Ideally, IT organizations should establish an information delivery architecture and planning group that combines document and content management skills with business intelligence and data warehousing expertise. In most cases, this should take the form of an EP project management team. Business representatives on the this team should help develop comprehensive end-user information and business process automation requirements. Information delivery system design must be approached in the context of business processes that define where the information is needed and where it is derived (the information supply chain concept). Although development of an enterprise portal project management team is the ideal solution, factors to consider for this process include the following:

What About Business Intelligence Portals?
Several BI vendors have released their own enterprise portal products (e.g., Business Objects, Brio, Cognos), with extensions intended to support unstructured information in a general EP environment. We believe that the market has decisively spoken, and that BI companies will NOT play leading roles as general-purpose EP framework suppliers. Therefore, IT organizations should not pursue initiatives that use their BI tool as a portal framework. Instead, IT organizations should move to specialized portal suppliers (e.g., Plumtree, Epicentric, Corechange,), or to EP frameworks from major systems software vendors (e.g., Microsoft, BEA, IBM, Sybase, iPlanet/Sun). Indeed, we believe the large system vendors will dominate EP frameworks by 2005/06. BI vendors will be judged on their ability to integrate with a wide range of leading EP companies, rather than on their own portal features.

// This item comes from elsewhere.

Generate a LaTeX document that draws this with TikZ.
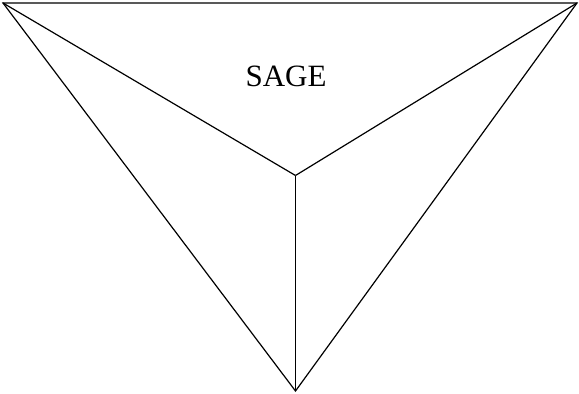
\documentclass[tikz,border=0pt]{standalone}
\usepackage{fontspec}
\setmainfont{Liberation Serif}
\begin{document}
\begin{tikzpicture}[x=1pt,y=-1pt,edge/.style={draw=black,line width=1.2pt,line join=miter}]
\useasboundingbox (0,0) rectangle (579,394);
\coordinate (A) at (3,3);
\coordinate (B) at (577,3);
\coordinate (C) at (295.5,391);
\coordinate (O) at (295.5,175.5);
\draw[edge] (A) -- (B) -- (C) -- cycle;
\draw[edge] (A) -- (O);
\draw[edge] (B) -- (O);
\draw[edge] (O) -- (C);
\node[font=\fontsize{31}{36}\selectfont,inner sep=0pt] (sage) at (286,76) {SAGE};
\end{tikzpicture}
\end{document}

Business Impact: To perform management functions in a timely manner, business users need easy access to business information and key performance indicators. Improvements in timeliness can improve customer satisfaction and business efficiency.

Bottom Line: IT organizations should consider business intelligence and enterprise portal projects together, as part of an overall information delivery effort. Architecture teams should be used that involve both disciplines, thereby developing an organization's information delivery systems.